Both teams have changed a good bit from the last meeting. They’ll each be without their starting quarterback. The Murray-Martinez rematch is now Mason versus whichever backup Nebraska goes with. The Georgia defense that struggled to stop Nebraska’s offense a year ago is gone, and its replacement has had its own issues. That Nebraska offense is different, too, with the quarterback injured, dynamic back Rex Burkhead gone, and turnovers a big problem.
The Huskers now lean more than ever on outstanding tailback Ameer Abdullah. Abdullah had 6.9 yards per carry while sharing the load with Burkhead against Georgia last year, and he’s put up over 1,500 yards this season as the featured back. He put up over 120 yards and 5.6 yards per carry against an incredibly good Michigan State defense just a few weeks ago, and he’s rushed for at least 100 yards in 10 of Nebraska’s 12 games.

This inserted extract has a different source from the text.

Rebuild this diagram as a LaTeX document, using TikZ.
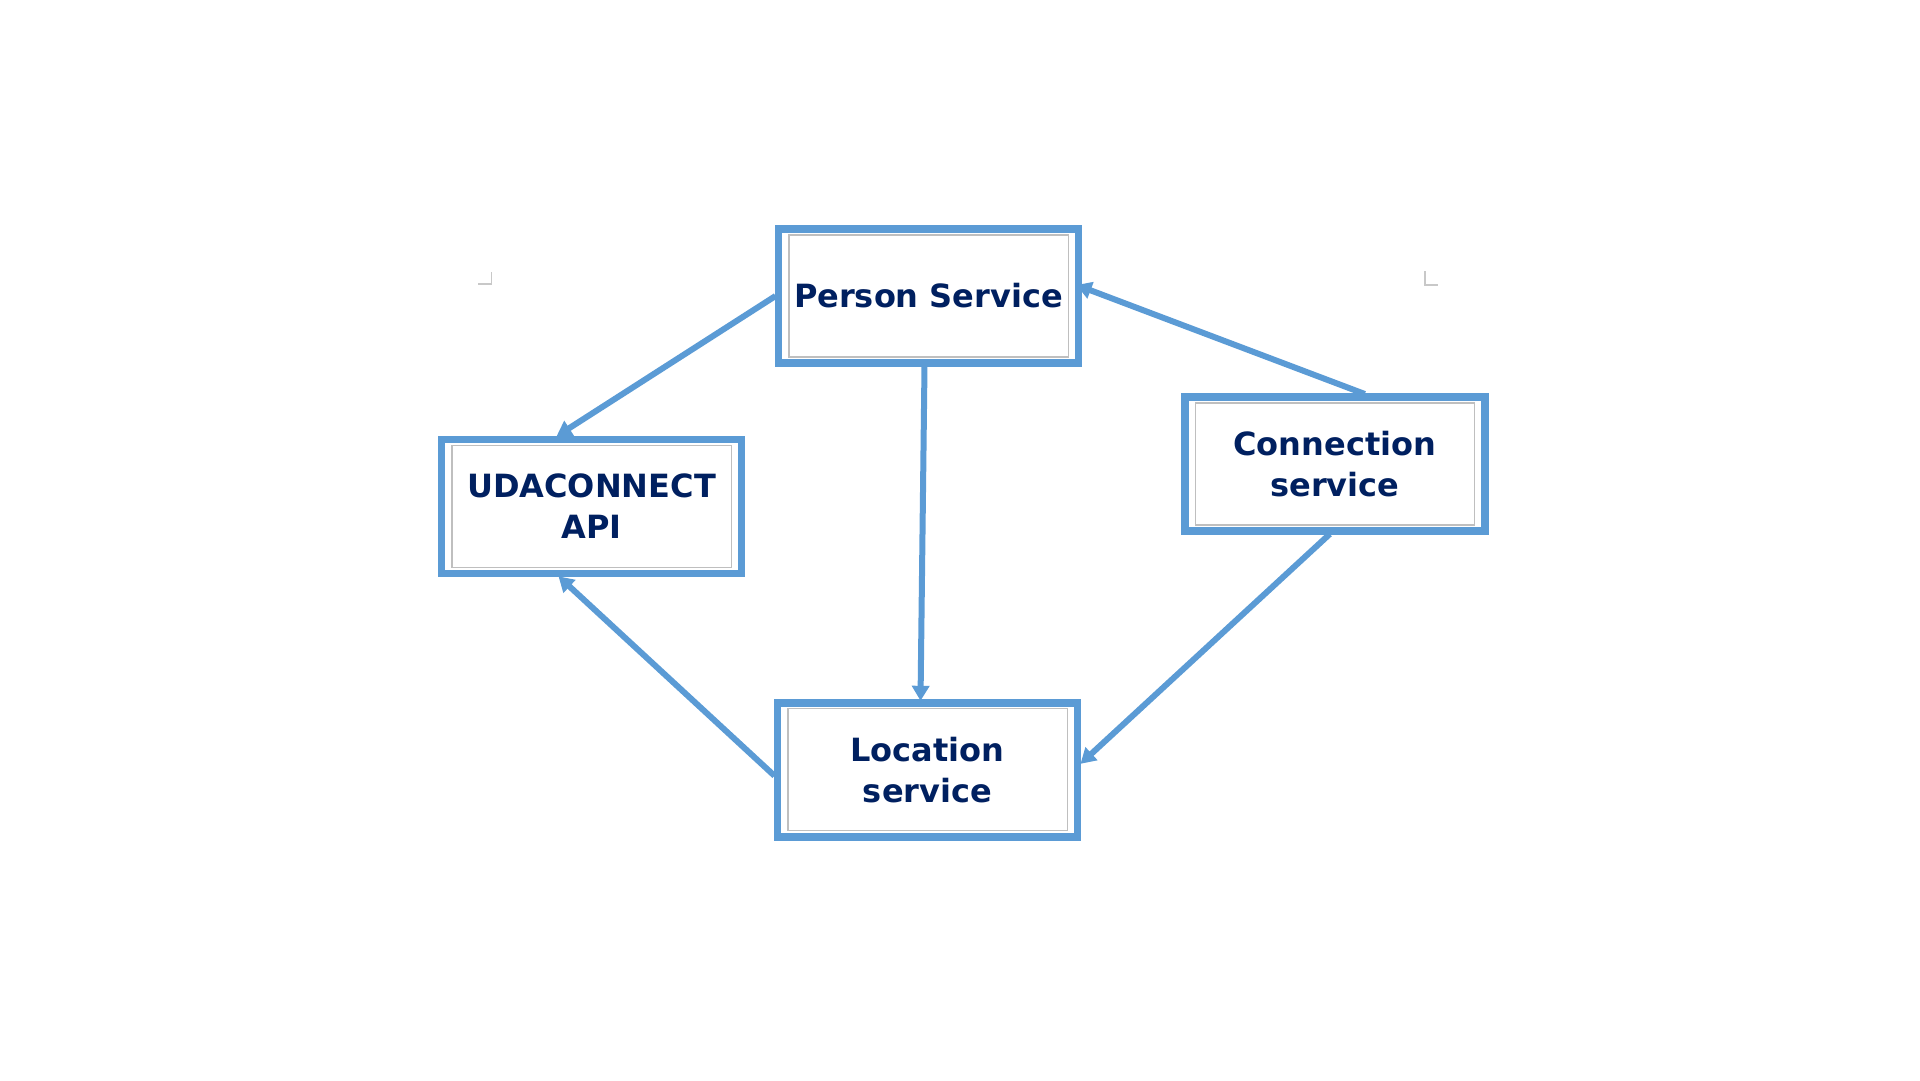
\documentclass[tikz,border=0pt]{standalone}
\usepackage{fontspec}
\setmainfont{DejaVu Sans}
\usetikzlibrary{arrows.meta}
\definecolor{boxblue}{HTML}{5B9BD5}
\definecolor{navy}{HTML}{002060}
\definecolor{innergray}{HTML}{BFBFBF}
\definecolor{markgray}{HTML}{C8C8C8}
\tikzset{
  svcbox/.style={draw=boxblue, line width=7.5pt, fill=white, minimum width=300pt, minimum height=134pt,
    inner sep=0pt, outer sep=0pt, align=center, text=navy, font=\fontsize{32}{41}\selectfont\bfseries},
  innerframe/.style={draw=innergray, line width=1.3pt},
  flow/.style={draw=boxblue, line width=6pt, -{Triangle[length=15pt,width=17pt]}},
  cornermark/.style={draw=markgray, line width=1.5pt}
}
\begin{document}
\begin{tikzpicture}[x=1pt,y=-1pt]
\useasboundingbox (0,0) rectangle (1920,1080);
% corner marks
\draw[cornermark] (478,284) -- (491.5,284) -- (491.5,271.5);
\draw[cornermark] (1425,271) -- (1425,285) -- (1438,285);
% boxes
\node[svcbox] (person) at (928.5,296) {Person Service};
\node[svcbox] (uda) at (591.5,506.3) {UDACONNECT\\API};
\node[svcbox] (conn) at (1334.8,464) {Connection\\service};
\node[svcbox] (loc) at (927.5,769.8) {Location\\service};
\foreach \n in {person,uda,conn,loc}{
  \draw[innerframe] ([xshift=10.5pt,yshift=6pt]\n.south west) rectangle ([xshift=-10pt,yshift=-6pt]\n.north east);
}
% connectors
\draw[flow] ([xshift=-3pt]person.west) -- ([xshift=-35pt,yshift=3pt]uda.north);
\draw[flow] ([xshift=-3pt,yshift=-6pt]loc.west) -- ([xshift=-33pt,yshift=-3pt]uda.south);
\draw[flow] ([xshift=-4pt,yshift=-3pt]person.south) -- ([xshift=-7pt,yshift=2pt]loc.north);
\draw[flow] ([xshift=30pt,yshift=3pt]conn.north) -- ([xshift=-2pt,yshift=11pt]person.east);
\draw[flow] ([xshift=-5pt,yshift=-3pt]conn.south) -- ([xshift=3pt,yshift=6pt]loc.east);
\end{tikzpicture}
\end{document}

Georgia has played the tougher schedule by far – Nebraska has faced only two ranked opponents (UCLA and Michigan State) and lost both by double-digits. In fact, it’s been a rough stretch for the Huskers since midseason. They started the year 5-1 but are just 3-3 since as they’ve had to go three deep at the quarterback position. Those three wins include a Hail Mary pass to beat Northwestern, an ugly 17-13 win over a struggling Michigan team, and an overtime win against overmatched Penn State. As you might expect with uncertainty under center, turnovers have become an issue – Nebraska has turned it over 10 times in their final three regular season games.
Nebraska’s late-season problems might seem to give Georgia the advantage, and the Dawgs are about a 10-point favorite as bowl practice begins.